Shares of HDFC Bank fell 2.6% on Wednesday after an Indian Express report alleged governance lapses linked to payments routed through the bank’s marketing spends in connection with deposits from the Maharashtra State Road Development Corporation (MSRDC).

The stock fell as much as 2.9 % intraday to ₹756.60 on the BSE before closing at ₹758.50, wiping out more than ₹31,500 crore in market capitalisation.

Responding to the allegations, HDFC Bank said, “The Bank has robust internal oversight, audit and control processes and systems. All issues are dealt with in accordance with the Bank’s established norms, and full process is always followed before final determination post any internal review. We strongly reject any assumptions of wrongdoing or culpability based on selective material.”
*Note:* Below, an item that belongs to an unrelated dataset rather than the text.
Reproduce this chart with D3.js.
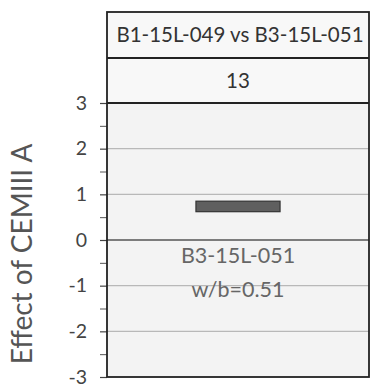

The Indian Express report, citing internal documents and interviews with bank officials, said the bank’s audit committee had ordered an internal vigilance investigation into payments totalling around ₹45 crore made to MSRDC during FY24 and FY25.

According to the report, the payments were allegedly routed through the bank’s marketing department as contributions towards road safety awareness campaigns instead of being directly credited as interest payments. The report alleged that the mechanism was used to compensate MSRDC for a differential interest commitment above the bank’s standard savings deposit rates, potentially raising regulatory and governance concerns.

The report further said the vigilance probe examined the role of several senior executives, including Managing Director and Chief Executive Officer Sashidhar Jagdishan, Chief Financial Officer Srinivasan Vaidyanathan and Chief Marketing Officer Ravi Santhanam.

The development follows the resignation of former chairman Atanu Chakraborty in March, when he cited “certain happenings and practices within the bank” that were not aligned with his personal values and ethics. Following Chakraborty’s resignation, the Reserve Bank of India had said that, based on its periodic assessment, there were “no material concerns on record” regarding the bank’s governance conduct.